Lt. Gen. Steve Boutelle, the Army's chief information officer, said the plan explains "what program we are doing and why." Boutelle unveiled the "Army CIO/G-6 500-Day Plan: Delivering a Joint Net-Centric Information Enterprise" during a speech and media briefing at the Association of the U.S. Army's (AUSA) annual conference earlier this month.
The document identifies 33 acquisition, architecture, governance, strategy and portfolio management initiatives that will guide Army IT and help soldiers improve communications in combat. It also focuses on the service's IT and information management concepts and organizational changes to improve data sharing and systems integration.
"The plan is our road map for delivering a joint [network]-centric information enterprise that enables warfighter decision superiority," Boutelle said in a statement.
The document includes six goals, including developing and maintaining a secure, connected LandWarNet, the Army's voice, video and data networks that constitute the Global Information Grid.
To help meet that goal, Boutelle said his office will oversee the reconstruction of the Signal Regiment, units that operate networks on the battlefield; the development of an integrated network architecture; the acquisition of comprehensive bandwidth; the creation of the network for the Future Combat System, the Army's next-generation fighting force; and the addition of sufficient communications spectrum.
Pete Cuviello, who preceded Boutelle as the Army's CIO and is now vice president and managing director of the focused logistics enterprise at Lockheed Martin, said Army officials want their top officers to lead the charge.
"Army Chief of Staff Gen. Peter Schoomaker is putting a lot of pressure on staff officers to put into effect implementable things with milestones attached to them," Cuviello said.
He added that the Army's 500-day IT plan wraps together many ongoing programs and initiatives. The document is part of the Army Campaign Plan that guides the service's people, forces, infrastructure and quality-of-life objectives.
"The Army put a plan together that Gen. Schoomaker can use with commanders," Cuviello said.
In the past two years, Boutelle oversaw several programs and initiatives to strengthen Army IT. They included updating battlefield communications systems, strengthening information assurance, studying the best way to buy commercial satellite communications, improving systems interoperability and devising an IT governance strategy.
Bob Guerra, a partner at Guerra, Kiviat, Flyzik and Associates, a government technology consulting company, agreed with Cuviello that Army IT leaders have started a lot of programs and initiatives and that the 500-day plan provides specific goals and timelines.
He said timing was also a factor because they wanted to issue the document during the AUSA conference, the Army's largest annual event.

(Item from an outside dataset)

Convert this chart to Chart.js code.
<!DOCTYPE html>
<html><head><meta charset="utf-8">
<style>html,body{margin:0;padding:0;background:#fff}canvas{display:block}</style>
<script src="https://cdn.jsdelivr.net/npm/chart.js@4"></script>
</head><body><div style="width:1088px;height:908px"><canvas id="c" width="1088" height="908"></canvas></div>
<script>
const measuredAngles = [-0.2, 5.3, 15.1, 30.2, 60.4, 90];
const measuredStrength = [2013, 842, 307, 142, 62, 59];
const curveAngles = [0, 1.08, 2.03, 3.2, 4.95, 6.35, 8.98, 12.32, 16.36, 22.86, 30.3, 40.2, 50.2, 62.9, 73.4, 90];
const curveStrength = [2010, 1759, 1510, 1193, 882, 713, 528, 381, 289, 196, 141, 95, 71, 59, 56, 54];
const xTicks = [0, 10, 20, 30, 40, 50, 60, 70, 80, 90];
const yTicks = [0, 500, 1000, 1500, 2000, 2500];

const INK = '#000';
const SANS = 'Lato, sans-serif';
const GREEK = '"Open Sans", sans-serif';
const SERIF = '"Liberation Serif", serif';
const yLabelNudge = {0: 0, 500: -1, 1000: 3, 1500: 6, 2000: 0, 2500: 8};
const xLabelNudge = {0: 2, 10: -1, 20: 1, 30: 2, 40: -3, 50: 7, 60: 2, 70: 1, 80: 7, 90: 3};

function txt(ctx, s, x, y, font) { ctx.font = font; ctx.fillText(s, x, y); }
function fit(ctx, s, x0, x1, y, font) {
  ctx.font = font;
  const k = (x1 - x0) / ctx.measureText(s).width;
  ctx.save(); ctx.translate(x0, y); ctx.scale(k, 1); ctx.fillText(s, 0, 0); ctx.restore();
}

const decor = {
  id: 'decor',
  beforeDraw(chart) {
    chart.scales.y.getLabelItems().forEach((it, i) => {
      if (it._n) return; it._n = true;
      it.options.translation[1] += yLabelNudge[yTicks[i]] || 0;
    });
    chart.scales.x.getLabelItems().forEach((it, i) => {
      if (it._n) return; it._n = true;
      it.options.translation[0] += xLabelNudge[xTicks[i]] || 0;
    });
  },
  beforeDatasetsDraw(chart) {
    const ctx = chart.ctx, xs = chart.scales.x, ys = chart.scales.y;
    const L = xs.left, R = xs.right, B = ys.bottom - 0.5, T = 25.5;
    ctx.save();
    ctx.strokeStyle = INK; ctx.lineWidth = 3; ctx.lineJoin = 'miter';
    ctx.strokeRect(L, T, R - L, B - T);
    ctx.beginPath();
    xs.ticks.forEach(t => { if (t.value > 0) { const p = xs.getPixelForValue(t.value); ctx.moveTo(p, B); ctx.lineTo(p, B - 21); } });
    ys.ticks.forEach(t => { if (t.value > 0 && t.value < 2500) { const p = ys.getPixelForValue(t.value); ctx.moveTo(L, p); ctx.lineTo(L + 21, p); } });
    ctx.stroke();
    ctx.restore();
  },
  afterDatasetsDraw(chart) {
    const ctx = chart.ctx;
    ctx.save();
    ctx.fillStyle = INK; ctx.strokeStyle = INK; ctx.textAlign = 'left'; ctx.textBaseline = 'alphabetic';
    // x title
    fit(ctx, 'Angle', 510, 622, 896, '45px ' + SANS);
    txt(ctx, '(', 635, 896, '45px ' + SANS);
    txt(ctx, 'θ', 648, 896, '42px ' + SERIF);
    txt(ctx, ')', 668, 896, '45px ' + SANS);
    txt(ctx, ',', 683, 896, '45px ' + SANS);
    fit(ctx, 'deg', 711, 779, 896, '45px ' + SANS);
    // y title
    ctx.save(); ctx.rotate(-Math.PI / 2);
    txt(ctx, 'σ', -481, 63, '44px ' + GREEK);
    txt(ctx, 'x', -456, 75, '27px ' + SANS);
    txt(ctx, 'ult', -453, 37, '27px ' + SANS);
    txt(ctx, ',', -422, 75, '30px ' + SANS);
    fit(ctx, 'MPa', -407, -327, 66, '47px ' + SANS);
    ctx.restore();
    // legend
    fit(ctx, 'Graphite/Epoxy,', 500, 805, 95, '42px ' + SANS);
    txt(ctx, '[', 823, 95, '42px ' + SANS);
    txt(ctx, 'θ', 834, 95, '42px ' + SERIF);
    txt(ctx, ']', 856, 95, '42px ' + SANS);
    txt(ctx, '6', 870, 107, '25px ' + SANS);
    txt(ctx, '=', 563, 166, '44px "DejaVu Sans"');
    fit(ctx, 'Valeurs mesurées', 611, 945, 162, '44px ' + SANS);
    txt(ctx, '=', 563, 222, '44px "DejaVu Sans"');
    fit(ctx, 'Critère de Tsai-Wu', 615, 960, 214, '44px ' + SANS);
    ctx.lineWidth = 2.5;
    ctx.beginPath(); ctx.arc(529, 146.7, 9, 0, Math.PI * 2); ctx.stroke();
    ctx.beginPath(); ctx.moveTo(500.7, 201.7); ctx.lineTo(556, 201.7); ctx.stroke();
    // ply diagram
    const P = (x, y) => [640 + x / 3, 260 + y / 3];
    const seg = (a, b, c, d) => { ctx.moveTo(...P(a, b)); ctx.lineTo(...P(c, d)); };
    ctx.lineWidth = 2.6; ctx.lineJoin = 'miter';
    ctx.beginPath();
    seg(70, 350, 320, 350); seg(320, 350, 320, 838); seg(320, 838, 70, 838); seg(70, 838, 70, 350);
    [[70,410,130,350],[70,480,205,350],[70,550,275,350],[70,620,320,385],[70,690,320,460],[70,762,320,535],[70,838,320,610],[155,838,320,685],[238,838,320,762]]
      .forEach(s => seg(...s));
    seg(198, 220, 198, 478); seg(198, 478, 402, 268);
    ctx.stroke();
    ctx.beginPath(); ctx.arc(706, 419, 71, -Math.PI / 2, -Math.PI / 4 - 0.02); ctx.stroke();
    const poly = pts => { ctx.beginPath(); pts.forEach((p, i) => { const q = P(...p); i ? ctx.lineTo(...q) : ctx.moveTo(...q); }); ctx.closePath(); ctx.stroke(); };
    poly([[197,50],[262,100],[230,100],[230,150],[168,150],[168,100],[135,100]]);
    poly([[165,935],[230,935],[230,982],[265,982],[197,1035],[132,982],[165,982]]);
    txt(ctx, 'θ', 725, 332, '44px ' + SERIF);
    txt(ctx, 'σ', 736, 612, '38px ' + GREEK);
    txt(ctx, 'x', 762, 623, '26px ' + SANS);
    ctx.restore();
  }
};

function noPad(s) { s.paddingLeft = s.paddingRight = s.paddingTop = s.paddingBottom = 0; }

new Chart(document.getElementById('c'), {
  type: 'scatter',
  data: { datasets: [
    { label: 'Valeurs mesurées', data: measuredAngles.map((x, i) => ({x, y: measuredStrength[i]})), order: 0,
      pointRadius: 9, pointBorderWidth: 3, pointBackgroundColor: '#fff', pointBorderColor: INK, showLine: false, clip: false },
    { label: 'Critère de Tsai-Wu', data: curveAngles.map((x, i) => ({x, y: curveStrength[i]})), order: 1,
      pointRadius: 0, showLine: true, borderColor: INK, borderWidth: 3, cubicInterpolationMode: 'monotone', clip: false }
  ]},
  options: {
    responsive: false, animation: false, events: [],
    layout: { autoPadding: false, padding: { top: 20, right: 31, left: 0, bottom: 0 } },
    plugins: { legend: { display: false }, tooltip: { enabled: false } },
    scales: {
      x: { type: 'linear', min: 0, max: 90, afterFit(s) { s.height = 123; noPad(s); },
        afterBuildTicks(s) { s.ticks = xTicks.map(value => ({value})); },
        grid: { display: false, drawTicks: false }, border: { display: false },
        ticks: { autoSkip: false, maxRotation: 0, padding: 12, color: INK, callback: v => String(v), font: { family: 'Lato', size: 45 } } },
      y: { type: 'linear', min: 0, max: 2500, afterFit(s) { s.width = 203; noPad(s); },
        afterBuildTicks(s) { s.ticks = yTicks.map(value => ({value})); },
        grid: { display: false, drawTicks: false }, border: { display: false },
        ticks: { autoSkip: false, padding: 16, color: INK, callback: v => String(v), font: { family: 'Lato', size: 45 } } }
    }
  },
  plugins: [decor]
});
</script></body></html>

Harry Raduege, former director of the Defense Information Systems Agency and commander of the Joint Task Force for Global Network Operations, devised 500-day plans in 1995 when he worked at Central Command and used them successfully until he retired this summer. He said Boutelle did not talk to him about the Army's new plan but probably implemented it to focus the organization.

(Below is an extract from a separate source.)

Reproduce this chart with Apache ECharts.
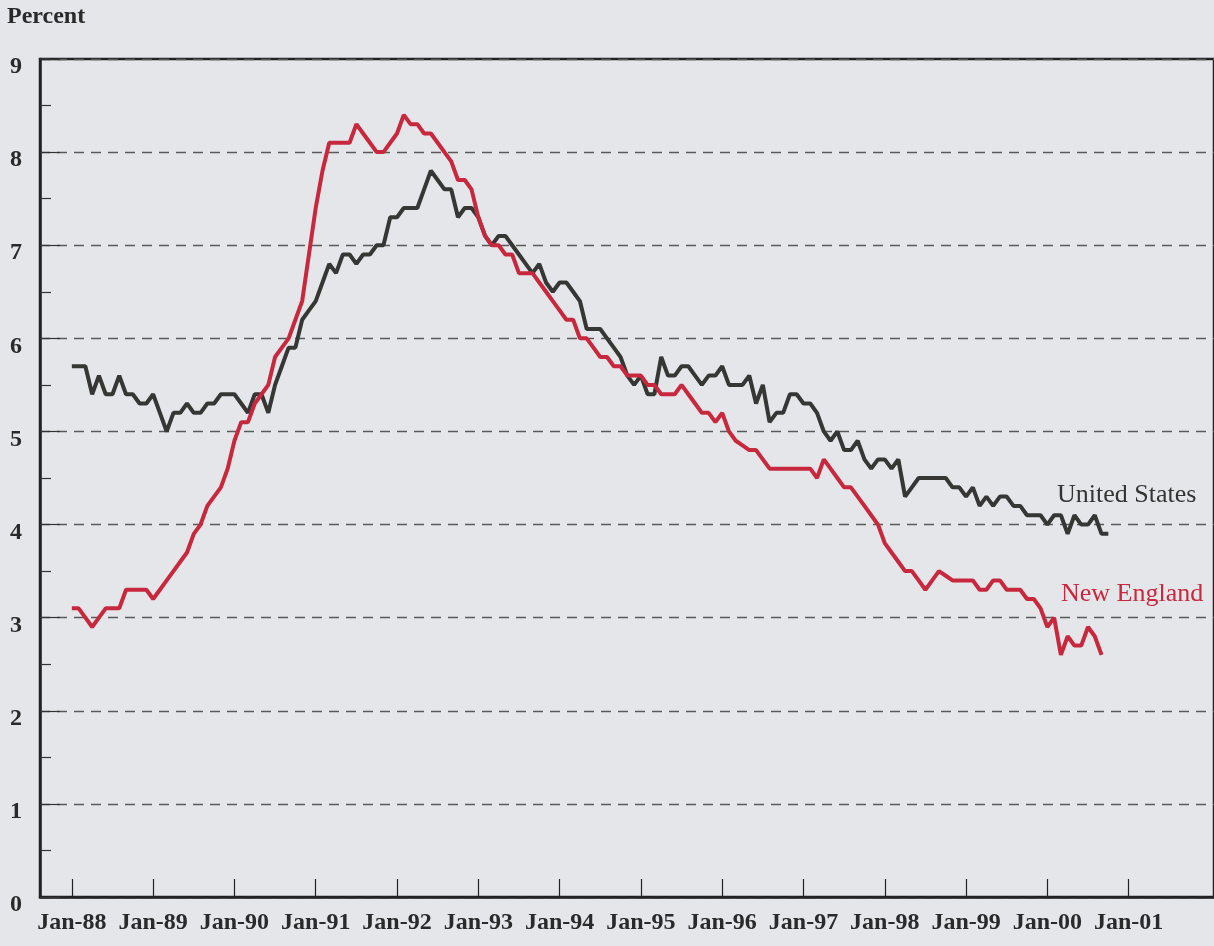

Having such plans spurs action, Raduege said. "They allow you to measure progress and declare victory," he added.
Raduege said 500-day plans helped him focus employees and build confidence. He said managers usually don't know how long it will take to accomplish programs and initiatives, so 500-day plans helps them set goals and reach them.
Raduege said 500-day plans also allowed him to better understand his customers. He said the plans helped build relationships. "They let you know where you stand with them," Raduege said.
Raduege said 500-day plans also work well for military IT because leaders know they will hold a job for at least two years, so they can create timetables for projects and initiatives.
He added that IT usually undergoes a major shift every 18 months, which gives IT managers an opportunity "to a take a fresh look, check the course and make a midcourse correction if necessary."
Raduege said 500-day plans are not hard to develop. He advised military and civilian IT managers to allow six months to prepare and write them, and the final document should be able to fit in a binder no more than one-quarter inch thick.
Another benefit of his 500-day plans, Raduege said, is that they gave him a report card to show customers and bosses. He said he would meet with them prior to writing the plans to understand their needs and again afterward to show his accomplishments.
But Raduege issued one word of caution about 500-day plans. "They are not for the shy," he said. "They commit you to do something."